Filament Mass Losses Forced by Magnetic Reconnection in the Solar Corona

Abstract

Recent observations of the solar atmosphere in cool extreme-ultraviolet lines have reported the prevalence of coronal rain falling from coronal cloud filaments that are associated with the magnetic dips of coronal X-point structures. These filaments mysteriously appear as clouds of mass in the corona that subsequently shrink and disappear due to mass losses that drain as coronal rain along arced field lines. Using a two-and-a-half-dimensional magnetohydrodynamic model, we investigated evaporation-condensation as the formation mechanism of the subset of coronal cloud filaments that form above coronal X-points. Our simulation included the effects of field-aligned thermal conduction and optically thin radiation, and used the state-of-the-art transition region adaptive conduction (TRAC) method to model the formation, maintenance, and mass loss of a filament above a coronal X-point. This paper presents a physical model that demonstrates magnetic reconnection as a filament loss mechanism, producing hybrid filament/coronal rain via mass losses through the X-point.

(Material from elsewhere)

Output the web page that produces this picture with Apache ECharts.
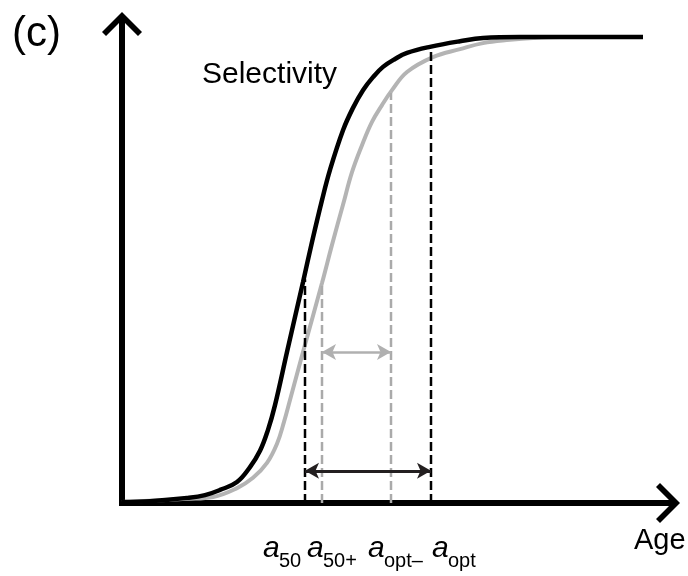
<!DOCTYPE html>
<html>
<head>
<meta charset="utf-8">
<script src="https://cdn.jsdelivr.net/npm/echarts@6/dist/echarts.min.js"></script>
<style>html,body{margin:0;padding:0;background:#fff;}#c{width:688px;height:576px;}</style>
</head>
<body>
<div id="c"></div>
<script>
// Black selectivity curve (age, selectivity)
const ageBlack = [0, 1.4, 3.25, 4.15, 4.9, 5.75, 6.4, 6.9, 7.3, 7.65, 8.25, 9.05, 9.5, 10, 10.4, 11.05, 11.55, 12.05, 12.55, 13.05, 13.65, 14.25, 15.4, 16.9, 18.05, 19.9, 26.05];
const selBlack = [0.002, 0.004, 0.011, 0.017, 0.028, 0.045, 0.077, 0.112, 0.157, 0.210, 0.324, 0.474, 0.560, 0.650, 0.715, 0.800, 0.848, 0.886, 0.914, 0.936, 0.953, 0.966, 0.979, 0.991, 0.998, 1, 1];
// Grey (shifted) selectivity curve
const ageGray = [0, 3.25, 4.55, 5.75, 6.55, 7.25, 7.75, 8.1, 8.4, 9.05, 10, 10.5, 11.05, 11.5, 12, 12.5, 13, 13.5, 14.25, 15.55, 16.9, 18.05, 19.4, 20.55, 21.9, 26.05];
const selGray = [0.002, 0.009, 0.013, 0.032, 0.054, 0.086, 0.127, 0.174, 0.221, 0.324, 0.472, 0.554, 0.640, 0.710, 0.768, 0.818, 0.854, 0.886, 0.925, 0.957, 0.974, 0.987, 0.994, 0.998, 1, 1];
// Reference ages: a50, a50+, aopt-, aopt
const markerNames = ['a50', 'a50+', 'aopt-', 'aopt'];
const markerAges = [9.15, 10.0, 13.45, 15.45];
const markerTops = [0.48, 0.47, 0.88, 0.98];
const markerBlack = [true, false, false, true];
// Double arrows: [fromAge, toAge, level]
const arrowBlack = [9.15, 15.45, 0.069];
const arrowGray = [10.0, 13.45, 0.324];
const axisMaxX = 27.3;
const axisMaxY = 1.028;

const zip = (a, b) => a.map((v, i) => [v, b[i]]);
const chevron = 'path://M20,0 L40,20 L36,24 L23,11 L23,24 L17,24 L17,11 L4,24 L0,20 Z';
const FONT = '"Liberation Sans", Arial, sans-serif';

const series = [];
series.push({
  type: 'line', data: zip(ageGray, selGray), showSymbol: false, symbol: 'none',
  smooth: 0.4, z: 3,
  lineStyle: { color: '#b4b4b4', width: 4 }
});
series.push({
  type: 'line', data: zip(ageBlack, selBlack), showSymbol: false, symbol: 'none',
  smooth: 0.4, z: 5,
  lineStyle: { color: '#000', width: 4.5 }
});
markerAges.forEach((a, i) => {
  series.push({
    type: 'line', data: [[a, 0], [a, markerTops[i]]], symbol: 'none', z: 4,
    lineStyle: { color: markerBlack[i] ? '#000' : '#aaaaaa', width: 2.5, type: [9, 4] }
  });
});
series.push({
  type: 'line', data: [], symbol: 'none', z: 6,
  markLine: {
    silent: true, symbol: ['arrow', 'arrow'], symbolSize: [12, 14], label: { show: false },
    animation: false,
    data: [
      [{ coord: [arrowBlack[0], arrowBlack[2]], lineStyle: { color: '#231f20', width: 3, type: 'solid' } },
       { coord: [arrowBlack[1], arrowBlack[2]] }],
      [{ coord: [arrowGray[0], arrowGray[2]], lineStyle: { color: '#b0b0b0', width: 2.5, type: 'solid' } },
       { coord: [arrowGray[1], arrowGray[2]] }]
    ]
  }
});

function txt(x, y, text, size, italic) {
  return {
    type: 'text', x: x, y: y, z: 100,
    style: {
      text: text, fill: '#000',
      font: (italic ? 'italic ' : '') + size + 'px ' + FONT,
      textAlign: 'left', textVerticalAlign: 'middle', align: 'left', verticalAlign: 'middle'
    }
  };
}

const option = {
  animation: false,
  backgroundColor: '#fff',
  grid: { left: 122, right: 20, top: 24, bottom: 73, containLabel: false },
  xAxis: {
    type: 'value', min: 0, max: axisMaxX,
    axisLine: { show: true, onZero: true, lineStyle: { color: '#000', width: 6, cap: 'square' },
      symbol: ['none', chevron], symbolSize: [40, 24] },
    axisTick: { show: false }, axisLabel: { show: false }, splitLine: { show: false }
  },
  yAxis: {
    type: 'value', min: 0, max: axisMaxY,
    axisLine: { show: true, onZero: true, lineStyle: { color: '#000', width: 6, cap: 'square' },
      symbol: ['none', chevron], symbolSize: [40, 24] },
    axisTick: { show: false }, axisLabel: { show: false }, splitLine: { show: false }
  },
  series: series,
  graphic: [
    txt(12, 34, '(c)', 42, false),
    txt(202, 75, 'Selectivity', 30, false),
    txt(634, 541, 'Age', 29, false),
    txt(263, 549, 'a', 30, true), txt(279, 561, '50', 20, false),
    txt(307, 549, 'a', 30, true), txt(323, 561, '50+', 20, false),
    txt(368, 549, 'a', 30, true), txt(384, 561, 'opt\u2013', 20, false),
    txt(432, 549, 'a', 30, true), txt(448, 561, 'opt', 20, false)
  ]
};
const chart = echarts.init(document.getElementById('c'), null, { renderer: 'canvas' });
chart.setOption(option);
</script>
</body>
</html>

A detailed analysis of how the mass of the filament forces the field to reconnect is also presented, revealing three phases that characterize the evolution of the reconnecting current sheet and associated mass losses. We conclude that the formation of certain coronal cloud filaments and subsequent mass losses via coronal rain can be explained by the evaporation-condensation model combined with filament mass losses forced by magnetic reconnection. We also report that rebound shocks generated by the impact of coronal rain condensations on the chromosphere together with retractive upflows can cause upward-propagating condensations to form through a dynamic thermal runaway process.